01/08/2022

VOCÊ ACREDITA EM DESTINO? (*)


Fixado no horizonte do “interiorzão” que não chove, ar seco, sou acordado com um leve tapa nas costas.

- O destino provocou este reencontro depois de tantos anos.

Nem sabia o nome do meu “destinado” não o reconheci.

Ele se reapresenta. Sou o F. do Colégio…

Com muito esforço me veio uma imagem jovem, um estudante já acadêmico, então, agora mal vestido, barba por fazer. [Mal vestido? O “meu” pessoal diz que do jeito que ando, se estender a mão na rua posso até receber umas moedas].

- Ah, sim, me lembro agora.

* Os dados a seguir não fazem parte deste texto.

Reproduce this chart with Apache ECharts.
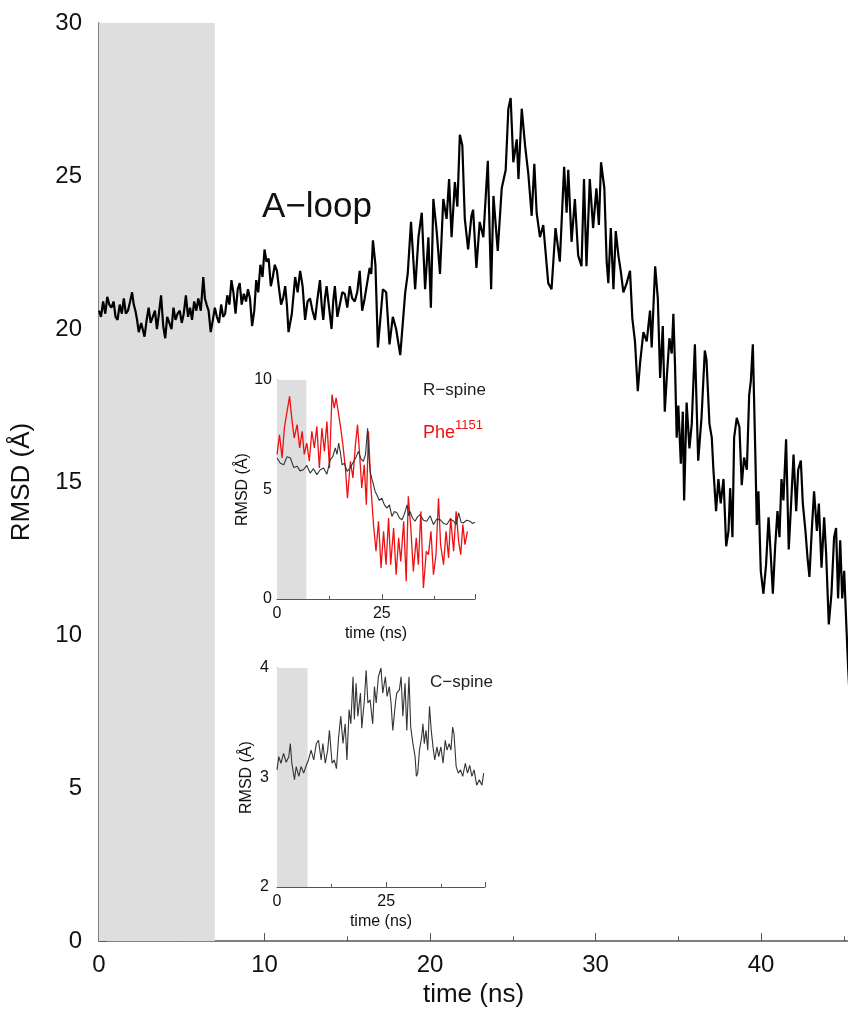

Você recitava marxismo naqueles tempos “perigosos” e agora vem falar em...destino?

Ele ri. Pergunto o que ele faz porque me parecera um sujeito muito culto naqueles tempos.

Me olha como se saísse dali, seus olhos se perdem no vazio, alguns segundos depois sem responder:

- Quando moleque, nas rodas adultas, não poucas vezes ouvi quem perguntasse aos interlocutores – “Você acredita em destino?” Você, não?

E prosseguiu:

- Os antigos também, com o inesperado da vida, se indagavam sobre o destino; se a vida, no essencial tinha desígnios fora do controle, as fatalidades.

Percebendo que estava eu atento:

- Olha não para complicar mas há duas tragédias gregas pré-socráticas que explanam sobre os efeitos do suposto destino, “Prometeu acorrentado” de Ésquilo e “Édipo Rei” de Sófocles. Nem falo de Sócrates com aquele seu sentido crístico. Uma coisa curiosa, ele rejeitou o suborno proposto por um discípulo para facilitar sua fuga de Atenas e da cicuta. Volto às tragédias. Prometeu fora acorrentado por ajudar, instruir os homens, os mortais, com uma série de culturas práticas de vida, inclusive o manejo do fogo. Zeus é apresentado como um deus cruel, vingativo, que castiga severamente Prometeu e quando este o desafia, mesmo acorrentado, seu castigo é agravado: o abutre do deus todo dia devoraria um pedaço do seu fígado - que é reconstituído durante o dia. Algo como o inferno de Dante, castigo eterno. Quanto a Édipo, o Oráculo de Delfos previra para o menino uma tragédia bárbara: mataria o pai e se casaria com a própria mãe. Fora, então, abandonando numa várzea, salvo por um pastor e, com o decorrer da vida, esse “destino” se realizou: matou seu pai e se casou com Jocasta, sua mãe. Dessa tragédia sairia o complexo de Édipo de Freud.

Pensou um pouco e foi concluindo:

- Claro que são peças teatrais mas elas atravessam os séculos, 400, 500 a.C. Quanto há de reflexão nisso?

- Pois bem, disse eu, eu tenho comigo uma tragédia que bem jovem muito me emocionou. Pois foi assim. O menino era apelidado de Bila, Quantos anos, quatro ou cinco? Quase todos os dias pela manhã, tomava seu café e saía à rua, sentava-se na guia e comia sua fatia de pão com manteiga.

Naquela manhã, ninguém sabe de onde, foi atacado por um cachorro louco – mas louco mesmo! O cachorro doente teve que ser morto e o foi com um taco de baseball arrumado na hora. Os ferimentos no rosto do Bila foram tão graves que ele não resistiu e faleceu poucos dias depois. Veja, um menino tão jovem com um destino tão trágico? Que emocionou tanto!

- Ah, meu caro, Sócrates, não sei se defendendo ideias de Platão admitiu a imortalidade da alma e os renascimentos sucessivos. Saiba, então, que no Evangelho de João, quando Jesus cura um paralítico ele o adverte: “não peques mais, para que não te sucedas coisa pior”. Em que momento da vida do paralítico “coisas piores poderiam acontecer”? Afinal ele fora curado havia pouco… e perdoado. Se a alma é imortal… há “dívidas contraídas” para serem saldadas nalgum tempo? Pode ser um castigo ou um aprendizado. Talvez o menino tivesse um “saldo” de vida a completar com uma tragédia. Observe em sua volta as diferenças nos semelhantes. Olha, meu caro, você acredita em destino? Responda aí. Vou saindo porque não estou agradando.

Usei meu chavão:

- Sabe duma coisa? Não explico sequer o sabor duma manga, o espocar duma rosa. Nada sei do essencial da vida…

F. riu, e quem sabe? e rapidamente saiu do meu campo de visão como uma sombra.





(*) Publicado na Revista “O Ginasiano” nº 41 de agosto de 2022.